Port Clinton's hope for waterfront development took a big hit Monday.
Puller Group, an Indianapolis-based developer, pulled out of negotiations with the city and will not pursue the proposed construction of a waterpark, convention center and hotel at Waterworks Park, Mayor Debbie Hymore-Tester said.
"We just couldn't come to an agreement -- that's what it boiled down to," Hymore-Tester said. The Pullers "felt it was time to move on."
Safety-Service director Robert Berner said there was confusion during negotiations over the use of the $7 million of Tax Increment Financing. Under Ohio law, TIF money can only be used for infrastructure improvements, but Puller Group was hoping to use that money to partially fund the project, Berner said.
Kenneth Puller Sr., CEO and president, did not return a call Monday.
The waterfront development project has been in the works for two years. In November, residents approved a zoning change of the park, paving the way for the $99 million development.

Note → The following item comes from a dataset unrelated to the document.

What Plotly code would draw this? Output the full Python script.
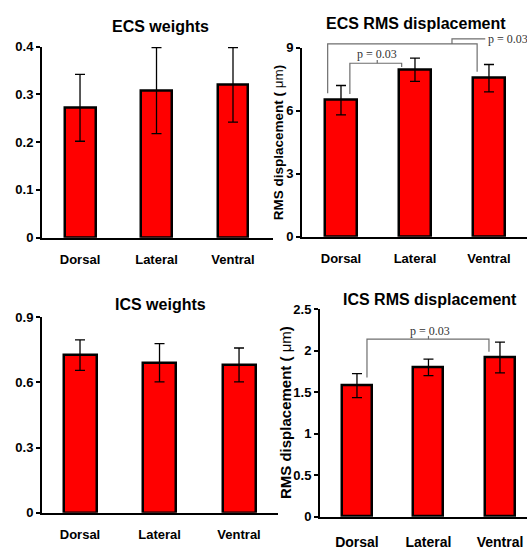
import plotly.graph_objects as go

# ---------------- data ----------------
categories = ["Dorsal", "Lateral", "Ventral"]

ecs_weights = [0.272, 0.308, 0.320]
ecs_weights_err = [0.070, 0.090, 0.078]

ecs_rms = [6.50, 7.95, 7.55]
ecs_rms_err = [0.70, 0.55, 0.65]

ics_weights = [0.725, 0.690, 0.680]
ics_weights_err = [0.070, 0.088, 0.078]

ics_rms = [1.58, 1.80, 1.92]
ics_rms_err = [0.145, 0.100, 0.185]

titles = ["ECS weights", "ECS RMS displacement", "ICS weights", "ICS RMS displacement"]
y_title = "<b>RMS displacement ( </b>μm<b>)</b>"
p_label = "p = 0.03"

# ---------------- layout helpers ----------------
W, H = 527, 550
# panel geometry in pixels: (left, right, top, bottom), x range, y range, bar width
panels = {
    1: dict(px=(42, 273, 41, 238), xr=[-0.497, 2.523], yr=[0, 0.4], dtick=0.1, bw=0.405),
    2: dict(px=(302, 527, 42, 237), xr=[-0.527, 2.514], yr=[0, 9], dtick=3, bw=0.42),
    3: dict(px=(42, 278, 320, 522), xr=[-0.478, 2.49], yr=[0, 0.9], dtick=0.3, bw=0.415),
    4: dict(px=(320, 527, 312, 526), xr=[-0.517, 2.378], yr=[0, 2.5], dtick=0.5, bw=0.42),
}


def to_paper(k, x, y):
    p = panels[k]
    l, r, t, b = p["px"]
    x0, x1 = p["xr"]
    y0, y1 = p["yr"]
    px = l + (x - x0) / (x1 - x0) * (r - l)
    py = b - (y - y0) / (y1 - y0) * (b - t)
    return px / W, 1 - py / H


FONT = "Liberation Sans"
fig = go.Figure()

series = {1: (ecs_weights, ecs_weights_err), 2: (ecs_rms, ecs_rms_err),
          3: (ics_weights, ics_weights_err), 4: (ics_rms, ics_rms_err)}

for k, (vals, errs) in series.items():
    sfx = "" if k == 1 else str(k)
    fig.add_trace(go.Bar(
        x=categories, y=vals,
        width=panels[k]["bw"],
        marker=dict(color="#FF0000", line=dict(color="black", width=2.5)),
        error_y=dict(type="data", array=errs, visible=True, color="black",
                     thickness=1.3, width=5),
        xaxis="x" + sfx, yaxis="y" + sfx, showlegend=False,
        hoverinfo="skip",
    ))
    l, r, t, b = panels[k]["px"]
    fig.update_layout({
        "xaxis" + sfx: dict(
            domain=[l / W, r / W], range=panels[k]["xr"], anchor="y" + sfx,
            showline=True, linecolor="black", linewidth=2, showgrid=False,
            zeroline=False, ticks="", ticklabelstandoff=9 if k != 4 else 11,
            tickfont=dict(family=FONT, size=13 if k != 4 else 14, color="black", weight="bold"),
            fixedrange=True,
        ),
        "yaxis" + sfx: dict(
            domain=[1 - b / H, 1 - t / H], range=panels[k]["yr"], anchor="x" + sfx,
            dtick=panels[k]["dtick"], tick0=0,
            showline=True, linecolor="black", linewidth=2, showgrid=False,
            zeroline=False, ticks="outside", ticklen=4, tickwidth=2, tickcolor="black",
            tickfont=dict(family=FONT, size=13, color="black", weight="bold"),
            fixedrange=True,
        ),
    })

# panel titles
title_pos = {1: (160, 20), 2: (416, 17), 3: (160, 307), 4: (430, 302)}
annotations = []
for i, k in enumerate([1, 2, 3, 4]):
    cx, cy = title_pos[k]
    annotations.append(dict(
        text=titles[i], x=cx / W, y=1 - cy / H, xref="paper", yref="paper",
        xanchor="center", yanchor="middle", showarrow=False,
        font=dict(family=FONT, size=16, color="black", weight="bold"),
    ))

# y-axis titles
for k, cx, fs in [(2, 278, 13.5), (4, 285, 15)]:
    l, r, t, b = panels[k]["px"]
    annotations.append(dict(
        text=y_title, x=cx / W, y=1 - (t + b) / 2 / H, xref="paper", yref="paper",
        xanchor="center", yanchor="middle", textangle=-90, showarrow=False,
        font=dict(family=FONT, size=fs, color="black"),
    ))

# significance brackets
GRAY = "#6e6e6e"
shapes = []


def bracket(k, pts):
    pp = [to_paper(k, x, y) for x, y in pts]
    path = "M " + " L ".join(f"{x:.5f},{y:.5f}" for x, y in pp)
    shapes.append(dict(type="path", path=path, xref="paper", yref="paper",
                       line=dict(color=GRAY, width=1.2)))


def ptext(k, x, y, anchor="center"):
    px, py = to_paper(k, x, y)
    annotations.append(dict(
        text=p_label, x=px, y=py, xref="paper", yref="paper",
        xanchor=anchor, yanchor="middle", showarrow=False,
        font=dict(family="Liberation Serif", size=12, color="#333333"),
    ))


# ECS RMS: Dorsal vs Lateral
bracket(2, [(0.12, 6.8), (0.12, 8.26), (0.82, 8.26), (0.82, 8.08)])
bracket(2, [(0.49, 8.26), (0.49, 8.42)])
ptext(2, 0.49, 8.72)
# ECS RMS: Dorsal vs Ventral
bracket(2, [(-0.18, 6.83), (-0.18, 9.18), (1.84, 9.18), (1.84, 7.85)])
bracket(2, [(1.5, 9.18), (1.5, 9.42), (1.95, 9.42)])
ptext(2, 1.96, 9.40, anchor="left")
# ICS RMS: Dorsal vs Ventral
bracket(4, [(0.14, 1.68), (0.14, 2.14), (1.846, 2.14), (1.846, 1.99)])
bracket(4, [(1.0, 2.14), (1.0, 2.18)])
ptext(4, 1.02, 2.24)

fig.update_layout(
    width=W, height=H,
    margin=dict(l=0, r=0, t=0, b=0),
    paper_bgcolor="white", plot_bgcolor="white",
    annotations=annotations, shapes=shapes,
    bargap=0,
)

page_fix = (
    "document.documentElement.style.margin='0';"
    "document.documentElement.style.padding='0';"
    "document.documentElement.style.overflow='hidden';"
    "document.body.style.margin='0';"
    "document.body.style.padding='0';"
    "document.body.style.overflow='hidden';"
)

fig.write_html("out.html", config={"displayModeBar": False}, post_script=page_fix)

"To say the least, I am disappointed, but I respect their decision at this time, and I wish their company the best in future endeavors," Hymore-Tester said. "I'm sure some people will be disappointed, and I'm sure that some people will be happy who didn't want any development."
Councilmen Glenn Chapman and Jeff Morgan had opposed the project and insisted that it was not right for Port Clinton.
"I'm not surprised at all," Morgan said. "From the very beginning, I was against this. In my mind, it could never work to solve the problems Port Clinton wanted it to solve. To give up the waterfront to solve the problems was not in the best interest of the city."
Citizens Organized for Responsible Development collected a petition to put the Waterworks Park zoning change on the ballot. The group adamantly opposed Puller Group's project.
"It was an ill-conceived project from the beginning," group member Jerry Jonke said.
The zoning change was overwhelmingly approved by voters.
Council president Linda Hartlaub said the news is not all bad. The zoning approval and environmental studies have moved the project forward.
"We're (further) ahead than we were a year ago," Hartlaub said. "I think we're in a better position, and I think we need to look at this as a positive."
Berner said the Waterworks Park progress could be seen as a positive for other developers since it will be "shovel ready."
Hymore-Tester said the city is looking ahead to the next step.
The city's negotiating team will meet to discuss the options and send out new requests for qualifications to targeted developers.
The developer selection will be done internally, but the city might consider community expertise, Berner said.
Stonehenge, another developer, had planned a mixed-used development with condominiums and was the No. 2 choice behind Puller Group. It is not clear whether the company will be reconsidered.
"That was a gigantic development," Morgan said. "I doubt if (company president Mo Dioun would) respond. I'd be quite surprised if he did."
City residents may have to wait until another developer is found.
Puller Group was first considered in July 2006 and chosen in January 2007.
Councilman Mike Snider said he was disappointed but ready to look ahead.
"Yes, it's a setback," Snider said. "With any good thing, you have to take the good with the bad.
"There's some definite positive days ahead for Port Clinton. This is just one of the down sides in this whole process."